Finansinvest Başekonomisti Burak Kanlı da ağustos ayında sanayi üretiminin temmuzdaki sert düşüşü telafi ettiğini belirterek, "Bu sert toparlanmayı tüketim ve sermaye malları üretiminde belirgin biçimde görüyoruz. Taşıt hariç sermaye malı üretimindeki artış ise özellikle dikkati çekici ve yatırım malı talebi için olumlu bir gösterge. İnşaat için önemli bir gösterge olan 'diğer metalik olmayan mineral maddeler' üretiminin ise temmuz ayındaki sert düşüşü telafi etmekle kalmayıp, bunun çok üzerinde artış kaydetmesi inşaat sektörü için olumlu olarak yorumlanabilir." diye konuştu.

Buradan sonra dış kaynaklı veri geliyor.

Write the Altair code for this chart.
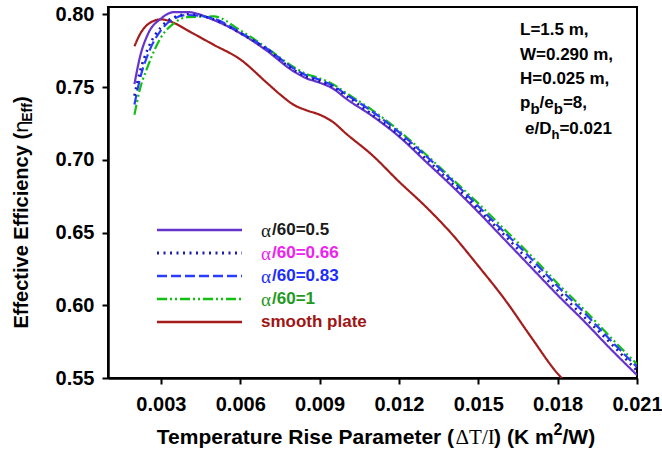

Kanlı, ağustos ayında üretim düzeylerindeki toparlanmaya karşın temmuz ayındaki zayıflığın 3'üncü çeyrek büyümesi üzerinde önemli bir etkisi olacağını, bu çerçevede 3'üncü çeyrekte zayıf bir büyüme verisi görülebileceğini, 4'üncü çeyrekte ise ekonomide, kamunun da desteği ile toparlanma olmasını bekleyebileceklerini kaydetti.
Bu projeksiyonun yıl geneli için yüzde 3 civarında bir büyümeye işaret ettiğini belirten Kanlı, "Önümüzdeki dönemde hem maliye hem de para politikası büyümeyi destekleyici önlemler almaya devam edecektir. Bu çerçevede TCMB, hem faiz hem de faiz dışı politika araçlarında gevşeme eğiliminde olacaktır. Üst bantta ve zorunlu karşılıklarda ek indirimler gündemde olacaktır. Maliye politikalarında ise yatırımların artırılması kanalıyla kamu talebi oldukça güçlü olacaktır." ifadelerini kullandı.